■ REQUIREMENTS: Only lines with the string "that" matter here; gather them from the material below.

** START **

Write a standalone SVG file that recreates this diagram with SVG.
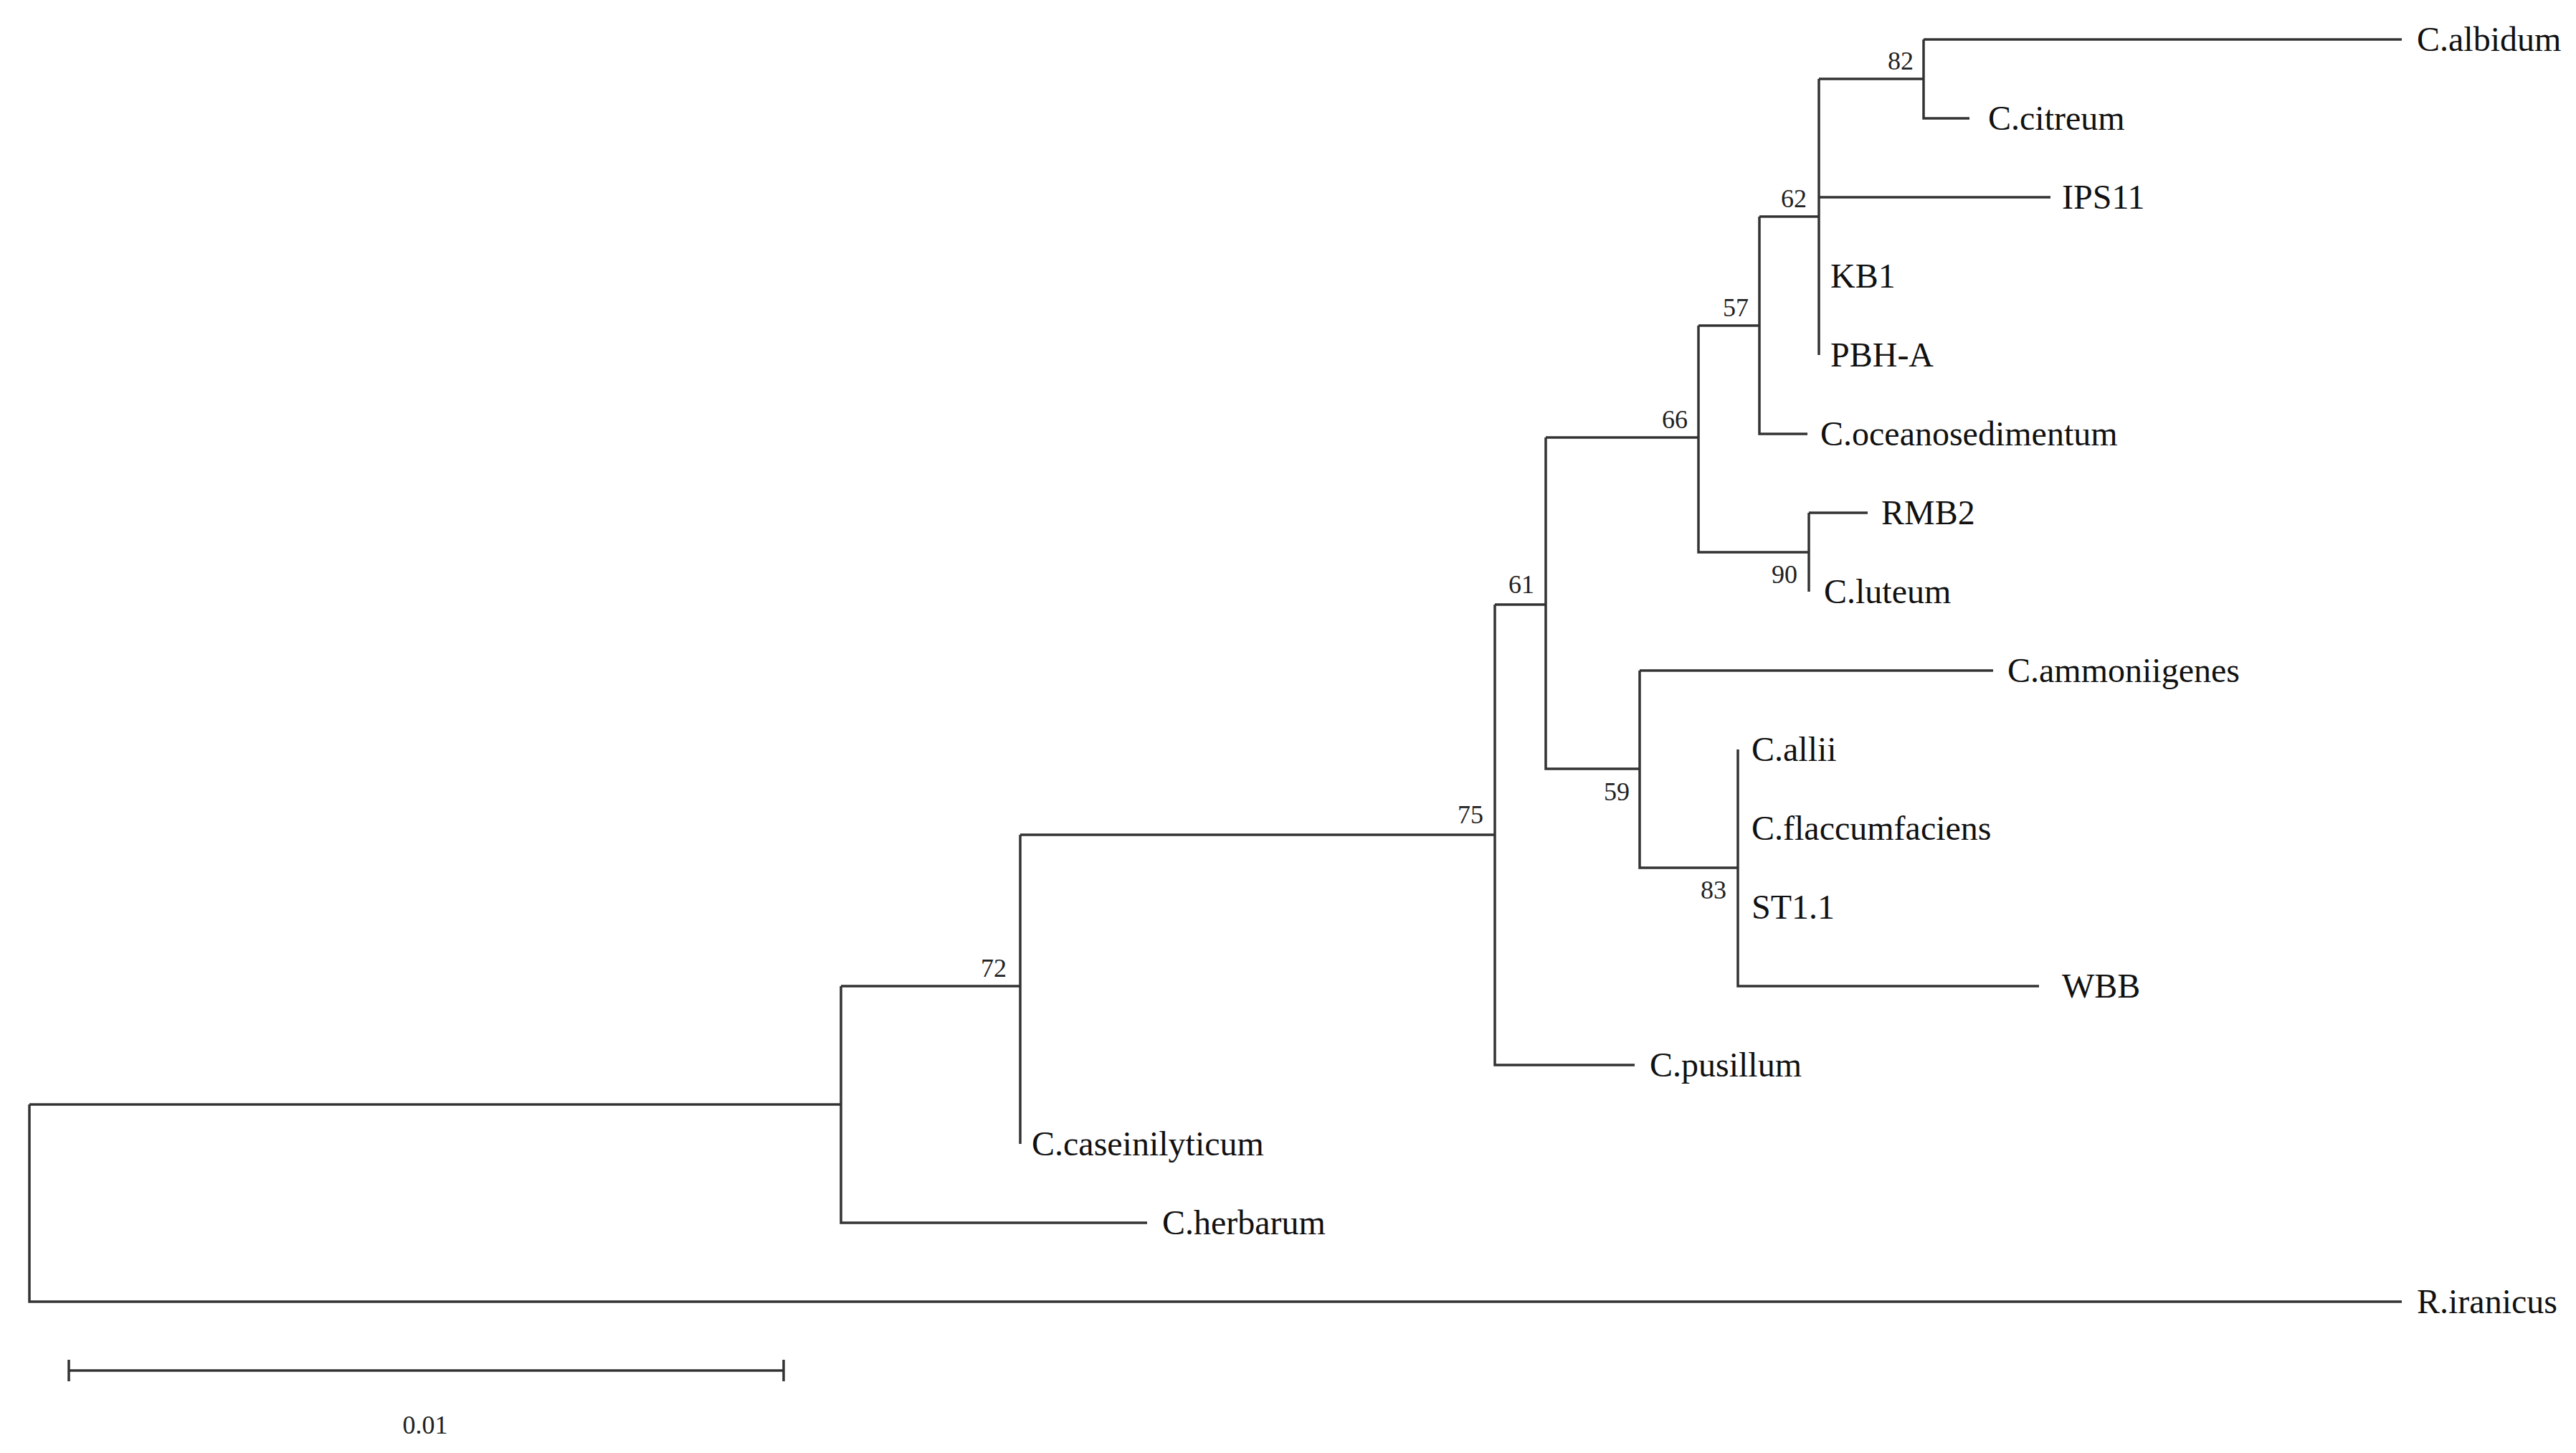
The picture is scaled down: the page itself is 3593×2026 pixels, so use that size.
<svg xmlns="http://www.w3.org/2000/svg" width="3593" height="2026" viewBox="0 0 3593 2026">
<style>
.e{stroke:#333;stroke-width:3.5;fill:none}
.t{font-family:"Liberation Serif",serif;font-size:48px;fill:#111}
.b{font-family:"Liberation Serif",serif;font-size:36px;fill:#222;text-anchor:middle}
</style>
<rect width="3593" height="2026" fill="#fff"/>
<g id="connectors" class="e">
<path d="M41,1540V1815H3350M41,1540H1173"/>
<path d="M1173,1375V1705H1600M1173,1375H1423"/>
<path d="M1423,1164V1595M1423,1164H2085"/>
<path d="M2085,843V1485H2280M2085,843H2156"/>
<path d="M2156,610V1072H2287M2156,610H2369"/>
<path d="M2369,454V770H2523M2369,454H2454"/>
<path d="M2454,302V605H2521M2454,302H2537"/>
<path d="M2537,110V495M2537,275H2860M2537,110H2683"/>
<path d="M2683,55V165H2747M2683,55H3350"/>
<path d="M2523,715V825M2523,715H2605"/>
<path d="M2287,935V1210H2424M2287,935H2780"/>
<path d="M2424,1045V1375H2844"/>
<path d="M96,1911H1093M96,1896V1926M1093,1896V1926"/>
</g>
<g id="leaves" class="t">
<text x="3371" y="71">C.albidum</text>
<text x="2773" y="181">C.citreum</text>
<text x="2876" y="291">IPS11</text>
<text x="2553" y="401">KB1</text>
<text x="2553" y="511">PBH-A</text>
<text x="2539" y="621">C.oceanosedimentum</text>
<text x="2624" y="731">RMB2</text>
<text x="2544" y="841">C.luteum</text>
<text x="2800" y="951">C.ammoniigenes</text>
<text x="2443" y="1061">C.allii</text>
<text x="2443" y="1171">C.flaccumfaciens</text>
<text x="2443" y="1281">ST1.1</text>
<text x="2876" y="1391">WBB</text>
<text x="2301" y="1501">C.pusillum</text>
<text x="1439" y="1611">C.caseinilyticum</text>
<text x="1621" y="1721">C.herbarum</text>
<text x="3371" y="1831">R.iranicus</text>
</g>
<g id="bootstrap" class="b">
<text x="2651" y="97">82</text>
<text x="2502" y="289">62</text>
<text x="2421" y="441">57</text>
<text x="2336" y="597">66</text>
<text x="2122" y="827">61</text>
<text x="2051" y="1148">75</text>
<text x="1386" y="1362">72</text>
<text x="2489" y="813">90</text>
<text x="2255" y="1116">59</text>
<text x="2390" y="1253">83</text>
<text x="593" y="1999">0.01</text>
</g>
</svg>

** END **

■ THE COMPLETED TASK:
Write a standalone SVG file that recreates this diagram with SVG.
The picture is scaled down: the page itself is 3593×2026 pixels, so use that size.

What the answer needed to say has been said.